The once-industrial Hiawatha Corridor in Minneapolis is slowly shifting into a residential and commercial destination. Since the advent of light-rail access in the neighborhood, many of its factories and industrial areas have been demolished and rebuilt as new apartments or commercial spaces.
But when presented with the same opportunity with the former Lake Street Sash & Door Co. millwork factory, architect–design firm BKV Group and developer Dominium chose instead to repurpose the historic complex. The existing warehouse and cold-storage sheds served as the canvas for Millworks Lofts, a 100% affordable community of 78 high-demand apartments.
Because the 90-year-old factory was listed on the National Register of Historic Places, the project team worked carefully to ensure that its plans and changes were compliant with state and federal historic restoration requirements. Both the National Park Service and the Minnesota Historic Preservation Office required that the new project preserve and highlight the building’s original features and uses, in order to maintain its historic integrity.

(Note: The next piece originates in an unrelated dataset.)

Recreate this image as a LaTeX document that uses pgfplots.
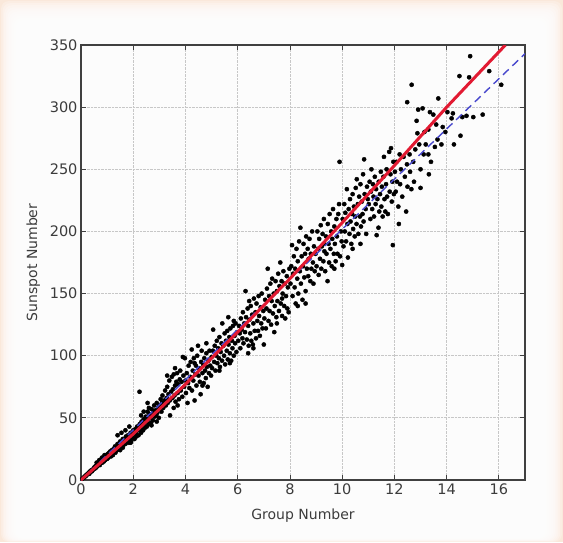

The amenity spaces and unit floor plans are designed around the millworks’ existing structures, including original windows and window openings, weathered brick walls, and timber support columns. The one-, two-, and three-bedroom lofts in the warehouse feature 12-foot ceilings, while the cold-storage spaces feature prominent tongue-and-groove ceiling structures.
The residential units are arranged in a ring around a central spine in the former warehouse, anchored at one end by a vertical connecting stair and at the other by the original elevator shaft, now a light well with original structures as design elements. One of the lumber sheds now houses a large community room with a fireplace, a fitness room and yoga studio, and the leasing office, while another has been converted into a parking garage and storage space with exposed tongue-and-groove ceilings and supports. A smaller clubhouse and patio are located on the roof.
The building’s geothermal heating and cooling system uses the ground below the parking lot as a heat store, saving heat during the summer and using the saved heat during the winter. LED lighting, low-flow water fixtures, and rooftop energy-recovery units further reduce the building’s carbon footprint. Since the community sits between an active rail line and a busy roadway, the team placed a landscaped perimeter and parking spaces between the property and its nearby corridors, forming a visual and aesthetic buffer.
Millworks Lofts is located within walking distance of the new light-rail stop, with easy access to commuter roadways and bus stops. The lofts leased quickly after opening, notes the developer, with a positive reception from residents.